Well as AlphaTwo00 said some cars are great but I meant it will be easier to drift/navigate between traffic cars after quite a bit of practice - but you can always put the reinforced chassis mod and/or impact protection so you get a bit more leeway..
Of course if you are in the formula 1 type cars like the atom then it won't help all that much - try letting go of acceleration to do quick lane shifts and get out of traffics way...but with time you can predict what lane oncoming cars will be in, even around a corner etc but it does take a while..faster lanes etc
The disconnect on why pedestrian cars are durable while other racers remain for most of the game, but it usually boils down to how fast are you travelling vs who you ran into and the "assumed durability" of what you're driving vs what you just hit. The F-150, the Land Rover, and some of the landboats like the Bentley can tolerate slightly heavier crashes.
I just make up a meta game where basically all these underground races are controlled remotely by an observer who doesn't want pedestrian deaths, so they remotely crash your car on the slightest bump to them.
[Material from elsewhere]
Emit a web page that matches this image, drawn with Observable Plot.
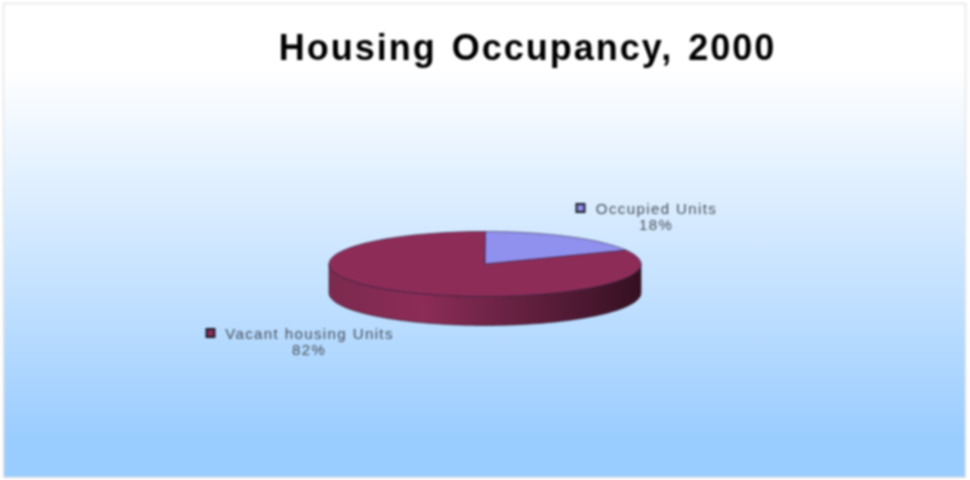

Ferreal, it's like no one play tested this thing on a gameplay level. The amount of shit jutting out of nowhere or edges of corners that stop you dead is maddening. Sides of the road that just lead to nothing - why not put a guard rail? It's like they picked this city from a different open world game and didn't have enough time to develop it for a racing game. There's surprisingly little personally from a track perspective - Paradise is still burning in my mind and I wasn't crazy about all the 90 degree turns and what not.
The more I think about it, the more I think they're also stuck on the issue of how to balance out gamey vs realism.
Remember in Hot Pursuit, where all the spike strips are given plenty of audio aid, visual blinkers, and some visual slowdown in deployment? And then people called them out being too cartoony and "mario kart weapons in a NFS" like? Well there, it's toned down to a subtle yellow light strip, and fuck it's hard as hell to spot. Realism vs Gamey.
Ditto with the security gates (gone are the bright glowing lights of Paradise), hard wall barriers (road signs and blinkers from previous games are toned down to just simple white/red stripes), etc. It feels like they're reeling in the "gamey-ness' but just clashing with the other aspects of the game they wanted.